» **Short exercise**: Leave the pictures out, and retype all of the material exactly as written.

───

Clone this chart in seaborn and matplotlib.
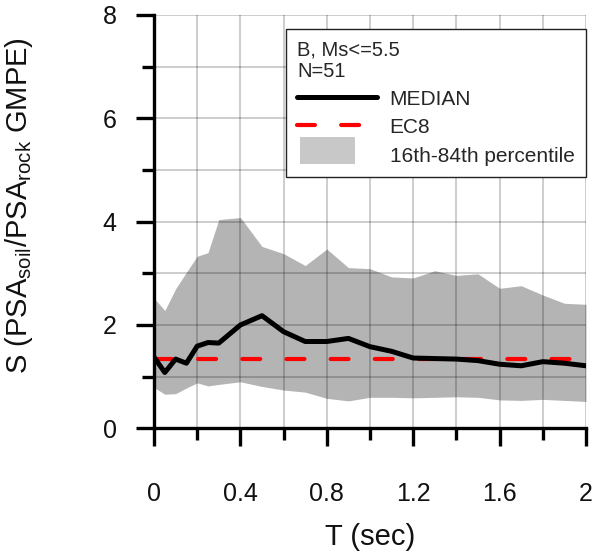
import matplotlib
matplotlib.use("Agg")
import matplotlib.pyplot as plt
import seaborn as sns
import pandas as pd
from matplotlib.lines import Line2D
from matplotlib.patches import Patch, Rectangle
from matplotlib.legend_handler import HandlerPatch
from matplotlib.ticker import FixedLocator, FixedFormatter

# ---- data ----
period = [0, 0.05, 0.1, 0.15, 0.2, 0.25, 0.3, 0.4, 0.5, 0.6, 0.7, 0.8, 0.9,
          1.0, 1.1, 1.2, 1.3, 1.4, 1.5, 1.6, 1.7, 1.8, 1.9, 2.0]
median = [1.38, 1.08, 1.34, 1.26, 1.59, 1.66, 1.65, 2.00, 2.18, 1.87, 1.68, 1.68,
          1.74, 1.58, 1.49, 1.36, 1.35, 1.34, 1.31, 1.24, 1.21, 1.29, 1.26, 1.21]
p84 = [2.52, 2.28, 2.70, 3.02, 3.33, 3.40, 4.04, 4.08, 3.52, 3.38, 3.15, 3.47,
       3.11, 3.09, 2.93, 2.91, 3.05, 2.96, 2.99, 2.71, 2.76, 2.58, 2.42, 2.40]
p16 = [0.79, 0.66, 0.67, 0.78, 0.88, 0.82, 0.85, 0.90, 0.81, 0.74, 0.70, 0.58,
       0.53, 0.60, 0.60, 0.59, 0.60, 0.61, 0.60, 0.55, 0.54, 0.56, 0.54, 0.52]
ec8_value = 1.35
ec8 = [ec8_value] * len(period)

x_major = [0, 0.4, 0.8, 1.2, 1.6, 2.0]
x_labels = ["0", "0.4", "0.8", "1.2", "1.6", "2"]
x_minor = [0.2, 0.6, 1.0, 1.4, 1.8]
y_major = [0, 2, 4, 6, 8]
y_labels = ["0", "2", "4", "6", "8"]
y_minor = [1, 3, 5, 7]

legend_title = "B, Ms<=5.5\nN=51"
label_median = "MEDIAN"
label_ec8 = "EC8"
label_band = "16th-84th percentile"

df = pd.DataFrame({"T": period, "median": median, "p16": p16, "p84": p84, "ec8": ec8})

# ---- style ----
sns.set_theme(style="white")
plt.rcParams["font.family"] = ["Liberation Sans", "DejaVu Sans"]
plt.rcParams["mathtext.fontset"] = "custom"
plt.rcParams["mathtext.rm"] = "Liberation Sans"
plt.rcParams["mathtext.it"] = "Liberation Sans"

fig = plt.figure(figsize=(5.94, 5.52), dpi=100)
ax = fig.add_axes([154 / 594, 1 - 428.3 / 552, (586 - 154) / 594, (428.3 - 15) / 552])

ax.fill_between(df["T"], df["p16"], df["p84"], color="#b4b4b4", linewidth=0, zorder=0.3)
sns.lineplot(data=df, x="T", y="median", ax=ax, color="black", linewidth=3.6,
             solid_joinstyle="round", zorder=3)
sns.lineplot(data=df, x="T", y="ec8", ax=ax, color="#ff0000", linewidth=3.0,
             linestyle=(0, (4.3, 6.3)), dash_capstyle="round", zorder=2.5)

ax.set_xlim(0, 2)
ax.set_ylim(0, 8)
ax.xaxis.set_major_locator(FixedLocator(x_major))
ax.xaxis.set_major_formatter(FixedFormatter(x_labels))
ax.xaxis.set_minor_locator(FixedLocator(x_minor))
ax.yaxis.set_major_locator(FixedLocator(y_major))
ax.yaxis.set_major_formatter(FixedFormatter(y_labels))
ax.yaxis.set_minor_locator(FixedLocator(y_minor))

ax.set_axisbelow(True)
ax.grid(True, which="both", color="black", alpha=0.25, linewidth=1.1)

for s in ["top", "right"]:
    ax.spines[s].set_visible(False)
for s in ["left", "bottom"]:
    ax.spines[s].set_color("black")
    ax.spines[s].set_linewidth(2.4)
    ax.spines[s].set_zorder(4)

ax.tick_params(axis="both", which="both", bottom=True, left=True, top=False, right=False)
ax.tick_params(axis="both", which="major", direction="out", length=13, width=2.4,
               color="black", labelsize=18, labelcolor="#111111")
ax.tick_params(axis="both", which="minor", direction="out", length=8.6, width=2.4,
               color="black")
ax.tick_params(axis="x", which="major", pad=26)
ax.tick_params(axis="y", which="major", pad=14)

ax.set_xlabel("T (sec)", fontsize=21, color="#111111", labelpad=12)
ax.set_ylabel(r"S (PSA$_{\mathrm{soil}}$/PSA$_{\mathrm{rock}}$ GMPE)", fontsize=21,
              color="#111111")
ax.yaxis.set_label_coords(-0.275, 0.54)


def make_band_patch(legend, orig_handle, xdescent, ydescent, width, height, fontsize):
    h = height * 1.45
    return Rectangle((xdescent + 0.04 * width, ydescent + (height - h) / 2),
                     width * 0.68, h)


handles = [
    Line2D([], [], color="black", linewidth=3.6),
    Line2D([], [], color="#ff0000", linewidth=3.0, linestyle=(0, (4.3, 6.3)),
           dash_capstyle="round"),
    Patch(facecolor="#c8c8c8", edgecolor="none"),
]
leg = ax.legend(handles, [label_median, label_ec8, label_band], title=legend_title,
                loc="upper right", bbox_to_anchor=(1.0, (428.3 - 29) / 413.3),
                borderaxespad=0, fontsize=15, title_fontsize=14.5,
                frameon=True, fancybox=False, edgecolor="#222222", framealpha=1,
                handlelength=3.85, handleheight=1.0, handletextpad=0.6,
                labelspacing=0.38, borderpad=0.55, alignment="left",
                handler_map={Patch: HandlerPatch(patch_func=make_band_patch)})
leg.get_frame().set_linewidth(1.0)
leg.set_zorder(10)
leg.get_title().set_linespacing(1.15)

fig.savefig("out.png", dpi=100)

───

» **Exercise solution**:
Clone this chart in seaborn and matplotlib.
import matplotlib
matplotlib.use("Agg")
import matplotlib.pyplot as plt
import seaborn as sns
import pandas as pd
from matplotlib.lines import Line2D
from matplotlib.patches import Patch, Rectangle
from matplotlib.legend_handler import HandlerPatch
from matplotlib.ticker import FixedLocator, FixedFormatter

# ---- data ----
period = [0, 0.05, 0.1, 0.15, 0.2, 0.25, 0.3, 0.4, 0.5, 0.6, 0.7, 0.8, 0.9,
          1.0, 1.1, 1.2, 1.3, 1.4, 1.5, 1.6, 1.7, 1.8, 1.9, 2.0]
median = [1.38, 1.08, 1.34, 1.26, 1.59, 1.66, 1.65, 2.00, 2.18, 1.87, 1.68, 1.68,
          1.74, 1.58, 1.49, 1.36, 1.35, 1.34, 1.31, 1.24, 1.21, 1.29, 1.26, 1.21]
p84 = [2.52, 2.28, 2.70, 3.02, 3.33, 3.40, 4.04, 4.08, 3.52, 3.38, 3.15, 3.47,
       3.11, 3.09, 2.93, 2.91, 3.05, 2.96, 2.99, 2.71, 2.76, 2.58, 2.42, 2.40]
p16 = [0.79, 0.66, 0.67, 0.78, 0.88, 0.82, 0.85, 0.90, 0.81, 0.74, 0.70, 0.58,
       0.53, 0.60, 0.60, 0.59, 0.60, 0.61, 0.60, 0.55, 0.54, 0.56, 0.54, 0.52]
ec8_value = 1.35
ec8 = [ec8_value] * len(period)

x_major = [0, 0.4, 0.8, 1.2, 1.6, 2.0]
x_labels = ["0", "0.4", "0.8", "1.2", "1.6", "2"]
x_minor = [0.2, 0.6, 1.0, 1.4, 1.8]
y_major = [0, 2, 4, 6, 8]
y_labels = ["0", "2", "4", "6", "8"]
y_minor = [1, 3, 5, 7]

legend_title = "B, Ms<=5.5\nN=51"
label_median = "MEDIAN"
label_ec8 = "EC8"
label_band = "16th-84th percentile"

df = pd.DataFrame({"T": period, "median": median, "p16": p16, "p84": p84, "ec8": ec8})

# ---- style ----
sns.set_theme(style="white")
plt.rcParams["font.family"] = ["Liberation Sans", "DejaVu Sans"]
plt.rcParams["mathtext.fontset"] = "custom"
plt.rcParams["mathtext.rm"] = "Liberation Sans"
plt.rcParams["mathtext.it"] = "Liberation Sans"

fig = plt.figure(figsize=(5.94, 5.52), dpi=100)
ax = fig.add_axes([154 / 594, 1 - 428.3 / 552, (586 - 154) / 594, (428.3 - 15) / 552])

ax.fill_between(df["T"], df["p16"], df["p84"], color="#b4b4b4", linewidth=0, zorder=0.3)
sns.lineplot(data=df, x="T", y="median", ax=ax, color="black", linewidth=3.6,
             solid_joinstyle="round", zorder=3)
sns.lineplot(data=df, x="T", y="ec8", ax=ax, color="#ff0000", linewidth=3.0,
             linestyle=(0, (4.3, 6.3)), dash_capstyle="round", zorder=2.5)

ax.set_xlim(0, 2)
ax.set_ylim(0, 8)
ax.xaxis.set_major_locator(FixedLocator(x_major))
ax.xaxis.set_major_formatter(FixedFormatter(x_labels))
ax.xaxis.set_minor_locator(FixedLocator(x_minor))
ax.yaxis.set_major_locator(FixedLocator(y_major))
ax.yaxis.set_major_formatter(FixedFormatter(y_labels))
ax.yaxis.set_minor_locator(FixedLocator(y_minor))

ax.set_axisbelow(True)
ax.grid(True, which="both", color="black", alpha=0.25, linewidth=1.1)

for s in ["top", "right"]:
    ax.spines[s].set_visible(False)
for s in ["left", "bottom"]:
    ax.spines[s].set_color("black")
    ax.spines[s].set_linewidth(2.4)
    ax.spines[s].set_zorder(4)

ax.tick_params(axis="both", which="both", bottom=True, left=True, top=False, right=False)
ax.tick_params(axis="both", which="major", direction="out", length=13, width=2.4,
               color="black", labelsize=18, labelcolor="#111111")
ax.tick_params(axis="both", which="minor", direction="out", length=8.6, width=2.4,
               color="black")
ax.tick_params(axis="x", which="major", pad=26)
ax.tick_params(axis="y", which="major", pad=14)

ax.set_xlabel("T (sec)", fontsize=21, color="#111111", labelpad=12)
ax.set_ylabel(r"S (PSA$_{\mathrm{soil}}$/PSA$_{\mathrm{rock}}$ GMPE)", fontsize=21,
              color="#111111")
ax.yaxis.set_label_coords(-0.275, 0.54)


def make_band_patch(legend, orig_handle, xdescent, ydescent, width, height, fontsize):
    h = height * 1.45
    return Rectangle((xdescent + 0.04 * width, ydescent + (height - h) / 2),
                     width * 0.68, h)


handles = [
    Line2D([], [], color="black", linewidth=3.6),
    Line2D([], [], color="#ff0000", linewidth=3.0, linestyle=(0, (4.3, 6.3)),
           dash_capstyle="round"),
    Patch(facecolor="#c8c8c8", edgecolor="none"),
]
leg = ax.legend(handles, [label_median, label_ec8, label_band], title=legend_title,
                loc="upper right", bbox_to_anchor=(1.0, (428.3 - 29) / 413.3),
                borderaxespad=0, fontsize=15, title_fontsize=14.5,
                frameon=True, fancybox=False, edgecolor="#222222", framealpha=1,
                handlelength=3.85, handleheight=1.0, handletextpad=0.6,
                labelspacing=0.38, borderpad=0.55, alignment="left",
                handler_map={Patch: HandlerPatch(patch_func=make_band_patch)})
leg.get_frame().set_linewidth(1.0)
leg.set_zorder(10)
leg.get_title().set_linespacing(1.15)

fig.savefig("out.png", dpi=100)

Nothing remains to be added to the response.